When the answer is yes, now the developer writing this code has to make a choice. It’s really boolean. Am I going to handle the error here, or not?

If the answer is handling the error here, we deal with it. But if the answer is no, I will not handle the error, then there’s only one thing you’re allowed to do, and that is wrap the error with context.

We would prefer to handle the error, the lower in the call stack we handle the error, the better opportunity you will have for recovery.

In this case the developer has decided not to handle the error. They don’t have to worry about logging and recovery anymore. All they worry about is the wrap call. The wrap call does two things.
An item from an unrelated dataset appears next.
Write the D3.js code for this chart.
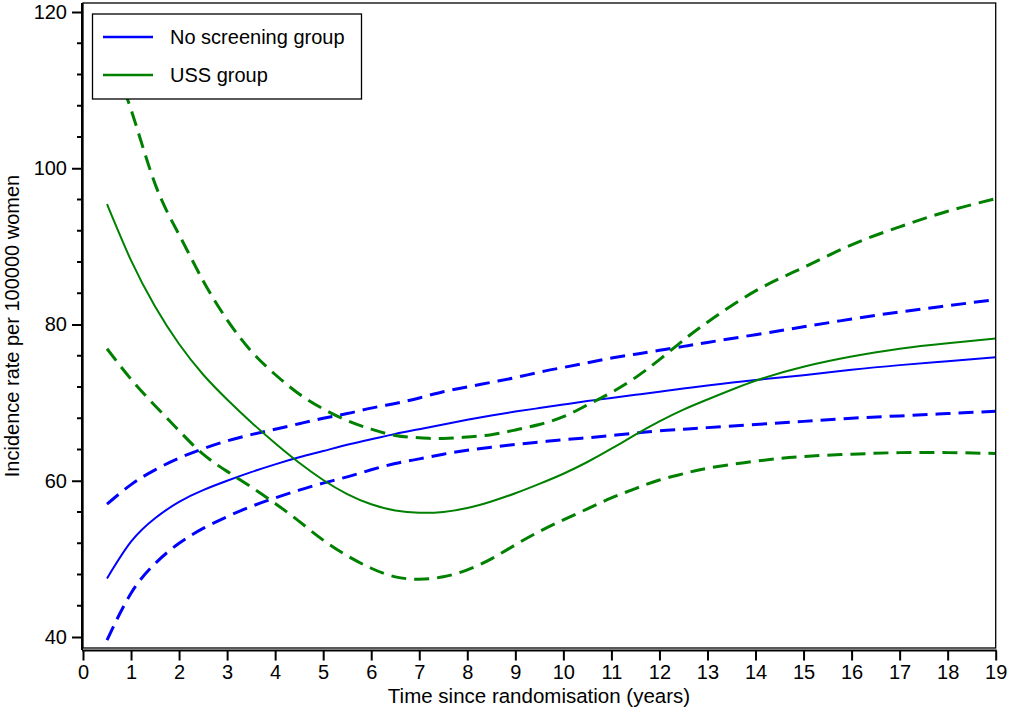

There will be call stack context and user context.

errors.Wrap(err, "secondCall->thirdCall()")

The call stack context is going to take a, where we are in the code at that line of code that we’re doing the wrap. We now know exactly where we are when this error occurred.

And we’re also able to add some user context. In this case they just indicating that secondCall was calling thirdCall.

Now we take this error, we wrap it, and we send it back up the call stack.

firstCall now is involved. firstCall now has to decide am I going to handle the error? If the answer is no, then you only have one choice. We wrap the error again with that context.

We go to main. main made a call to firstCall, it gets back the error.

// Make the function call and validate the error.
if err := firstCall(10); err != nil {

    // Use type as context to determine cause.
    // Generic type assertions. The Cause function knows how to unwind this
    // down and get us back to the root error value. We're type asserting
    // against the root error value.
    switch v := errors.Cause(err).(type) {
    case *AppError:

        // We got our custom error type.
        fmt.Println("Custom App Error:", v.State)

    default:

        // We did not get any specific error type.
        fmt.Println("Default Error")
    }

    // Display the stack trace for the error.
    fmt.Println("\nStack Trace\n********************************")
    fmt.Printf("%+v\n", err)
    fmt.Println("\nNo Trace\n********************************")
    fmt.Printf("%v\n", err)
    // If you're using the standard library fmt or log packages, if you put a
    // %+v in the formatting, the full stack trace and context of this whole
    // thing gets logged to, in this case, standard out or standard error.
    // %v just gives you the user context. %+v gives you both.
}

This is in a fantastic pattern.

Don’t forget that we have dashboards. We have metrics. I don’t prefer writing data into the logs. I’m not a big fan of structured logging because for me, logs serve the purpose of being able to find and fix bugs, but that’s me. I rather use my metric systems and my dashboards for those data points, and try to tie that stuff together.